Se Erdogan continuar no poder, deve ser mantida a linha de normalização das relações diplomáticas com Emirados Árabes Unidos, Israel e Arábia Saudita. Canais de diálogo foram reabertos também com Egito e até com Síria, onde por anos o presidente turco atuou para derrubar o ditador Bashar al-Assad.

Se a oposição sair vitoriosa nas urnas, além da continuidade desse processo de distensão regional e da retomada de uma diplomacia por canais tradicionais, menos personalista, é dada como certa uma tentativa de reaproximação com Estados Unidos e União Europeia, onde as negociações para a adesão ao bloco estão congeladas. Embora a entrada seja vista como impraticável no médio prazo, em um momento em que o centro das atenções é a Ucrânia, a reabertura do diálogo seria um sinal positivo.

No contexto da Guerra da Ucrânia, surgem outros pontos de interrogação. De um lado, Kilicdaroglu já disse que aprovaria a entrada de novos membros na Otan, como a Suécia, vetada por Erdogan. Por outro, é considerado improvável que a Turquia, mesmo sob nova direção, alinhe-se ao Ocidente em relação às sanções impostas a Moscou depois da invasão.
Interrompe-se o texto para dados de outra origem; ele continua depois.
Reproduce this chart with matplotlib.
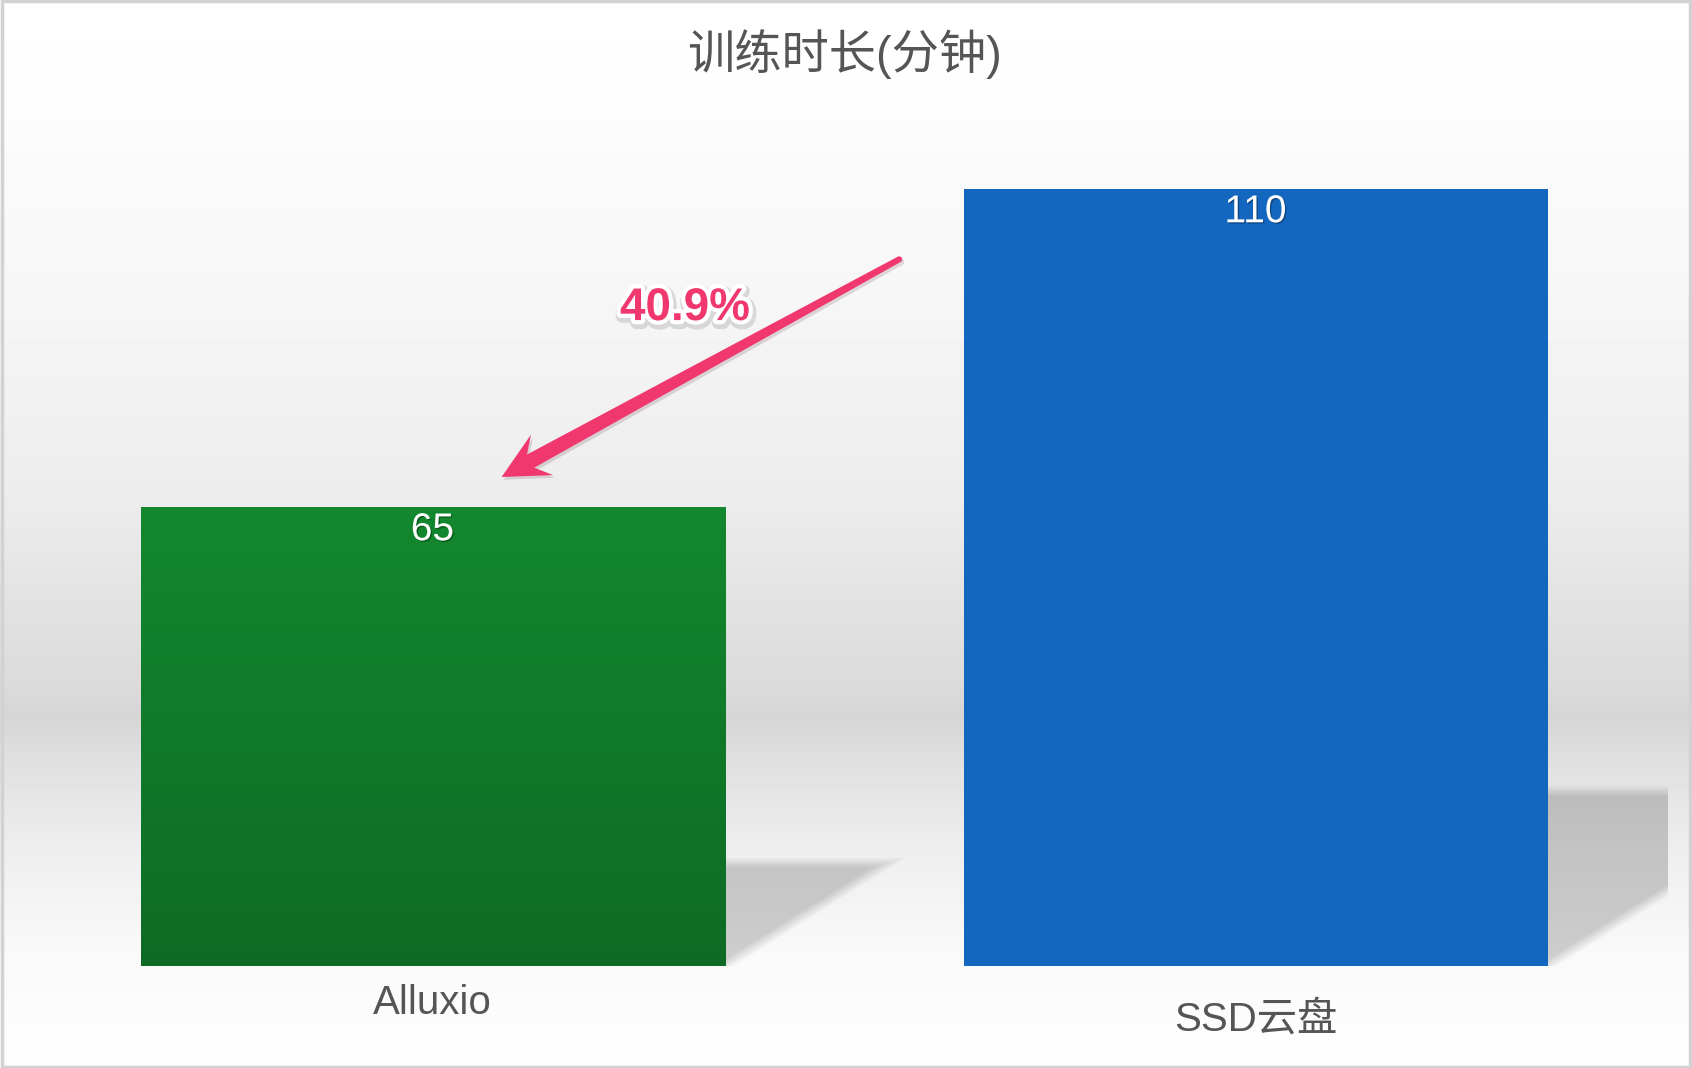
#!/usr/bin/env python3
"""
Training time comparison: Alluxio vs SSD cloud disk.
"""

import numpy as np
import matplotlib
matplotlib.use("Agg")
import matplotlib.pyplot as plt
import matplotlib.patheffects as pe
from matplotlib.patches import Polygon, Rectangle

plt.rcParams['font.family'] = ['Liberation Sans', 'Noto Sans CJK SC', 'DejaVu Sans']

# Data
categories = ['Alluxio', 'SSD云盘']
minutes = [65, 110]
title = '训练时长(分钟)'

bar_colors = ['#13882e', '#1467bf']
bar_bottom_colors = ['#0e6b25', '#1467bf']
label_drop = [37, 54]          # px below the baseline for each category label
pink = '#f0386e'
text_gray = '#555555'

W, H = 1692, 1068
fig = plt.figure(figsize=(W / 100, H / 100), dpi=100)

# Background: soft vertical gradient (white -> grey band -> white)
bg = fig.add_axes([0, 0, 1, 1], zorder=-10)
rows = np.arange(H)
shade = np.interp(rows, [0, 120, 300, 500, 690, 715, 760, 850, 950, 1068],
                  [255, 252, 246, 236, 218, 213, 224, 238, 249, 254]) / 255
bg.imshow(np.repeat(shade[:, None], 4, axis=1), cmap='gray', vmin=0, vmax=1,
          aspect='auto', extent=(0, 1, 0, 1))
bg.set_xlim(0, 1)
bg.set_ylim(0, 1)
bg.axis('off')
bg.add_patch(Rectangle((0.001, 0.001), 0.998, 0.998, fill=False,
                       edgecolor='#d2d2d2', linewidth=2.5))

# Main axes: baseline at y=966px, 7.067 px per minute
ax = fig.add_axes([0, (H - 966) / H, 1, 848 / H])
ax.patch.set_alpha(0)
xlim = (-432.5 / 823, (W - 432.5) / 823)
ylim = (0, 120)
bar_width = 584 / 823
px_per_unit_x = 823
px_per_unit_y = 848 / 120

# Shadows behind bars (blurred triangle falling to the right)
clip_x = (1668 - 432.5) / 823
for i, v in enumerate(minutes):
    xr = i + bar_width / 2
    h_px = 0.225 * v * px_per_unit_y
    w_px = h_px / 0.63
    for e in np.linspace(-5, 5, 9):
        top = (h_px + e) / px_per_unit_y
        tip = xr + (w_px * (h_px + e) / h_px + 1.9 * e) / px_per_unit_x
        base = xr + 1.9 * e / px_per_unit_x
        poly = Polygon([(xr - 0.02, 0), (xr - 0.02, top), (tip, top), (base, 0)],
                       closed=True, facecolor='black', edgecolor='none',
                       alpha=0.019, zorder=1)
        ax.add_patch(poly)
        clip_rect = Rectangle((xlim[0], 0), clip_x - xlim[0], 120, transform=ax.transData)
        poly.set_clip_path(clip_rect)

# Bars with subtle vertical gradient
bars = ax.bar(range(len(minutes)), minutes, width=bar_width, color=bar_colors, zorder=2)
for bar, c_top, c_bot in zip(bars, bar_colors, bar_bottom_colors):
    top = np.array(matplotlib.colors.to_rgb(c_top))
    bot = np.array(matplotlib.colors.to_rgb(c_bot))
    t = np.linspace(0, 1, 200)[:, None]
    grad = (top * (1 - t) + bot * t)[:, None, :]
    im = ax.imshow(grad, aspect='auto', zorder=3,
                   extent=(bar.get_x(), bar.get_x() + bar.get_width(), 0, bar.get_height()))
    im.set_clip_path(bar)

ax.set_xlim(*xlim)
ax.set_ylim(*ylim)
ax.axis('off')

# Value labels inside the bars
for i, v in enumerate(minutes):
    ax.annotate(f"{v}", xy=(i, v), xytext=(0, -17), textcoords='offset points',
                ha='center', va='center', color='white', fontsize=28, zorder=5,
                path_effects=[pe.withSimplePatchShadow(offset=(1, -1), shadow_rgbFace='black', alpha=0.3)])

# Category labels
for i, (cat, drop) in enumerate(zip(categories, label_drop)):
    ax.annotate(cat, xy=(i, 0), xytext=(0, -drop * 0.72), textcoords='offset points',
                ha='center', va='center', color=text_gray, fontsize=29)

# Title
fig.text(0.499, 1 - 54 / H, title, ha='center', va='center', color=text_gray, fontsize=34)


# Tapered arrow from the SSD bar towards the Alluxio bar
def draw_arrow(tail, tip, color):
    p_tail = ax.transData.transform(tail)
    p_tip = ax.transData.transform(tip)
    d = p_tail - p_tip
    u = d / np.hypot(*d)
    n = np.array([-u[1], u[0]])
    head_len, head_half, neck, w_neck, w_tail = 46, 23, 33, 7.5, 3.0
    pts = [p_tip,
           p_tip + u * head_len + n * head_half,
           p_tip + u * neck + n * w_neck,
           p_tail + n * w_tail]
    for a in np.linspace(0, np.pi, 10)[1:-1]:
        pts.append(p_tail + n * w_tail * np.cos(a) + u * w_tail * np.sin(a))
    pts += [p_tail - n * w_tail,
            p_tip + u * neck - n * w_neck,
            p_tip + u * head_len - n * head_half]
    pts = fig.transFigure.inverted().transform(np.array(pts))
    arrow = Polygon(pts, closed=True, facecolor=color, edgecolor='none',
                    transform=fig.transFigure, zorder=6,
                    path_effects=[pe.SimplePatchShadow(offset=(1.5, -2), alpha=0.15), pe.Normal()])
    fig.add_artist(arrow)


saving = (minutes[1] - minutes[0]) / minutes[1] * 100
draw_arrow(tail=(0.567, 100), tip=(0.084, 69.2), color=pink)
ax.text(0.307, 93.1, f"{saving:.1f}%", ha='center', va='center', color=pink,
        fontsize=33, fontweight='bold', zorder=7,
        path_effects=[pe.Stroke(linewidth=9, foreground=(0, 0, 0, 0.12), offset=(1, -2)),
                      pe.Stroke(linewidth=6, foreground='white'),
                      pe.Normal()])

plt.savefig('out.png', dpi=100)
plt.close(fig)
“A Turquia não pode virar totalmente as costas para a Rússia, de quem tem certa dependência econômica. Na questão da guerra, penso que tentarão um jogo de equilíbrio, inclinando-se mais para a Europa”, avalia Asli Aydintasbas, pesquisadora do Brookings Institution. Foi o que sinalizou, na sexta (12), o candidato opositor. “É muito importante para nós, e para o mundo inteiro, se conseguirmos chegar a um acordo de paz. Mas devemos deixar claro que não achamos certo nenhum país ocupar outro”, disse Kilicdaroglu.

Com Erdogan como mediador, a Turquia ganhou prestígio internacional no ano passado ao garantir, com a ONU, um acordo que permitiu à Ucrânia exportar de forma segura seus grãos, evitando o agravamento de uma crise alimentar mundial. As negociações com Moscou para a safra deste ano estão em andamento. “Esse papel de mediação se deu por causa do bom relacionamento pessoal entre Erdogan e Putin”, pondera Talbot. “Sem sua figura, sem esse elemento pessoal, o que poderia acontecer?”.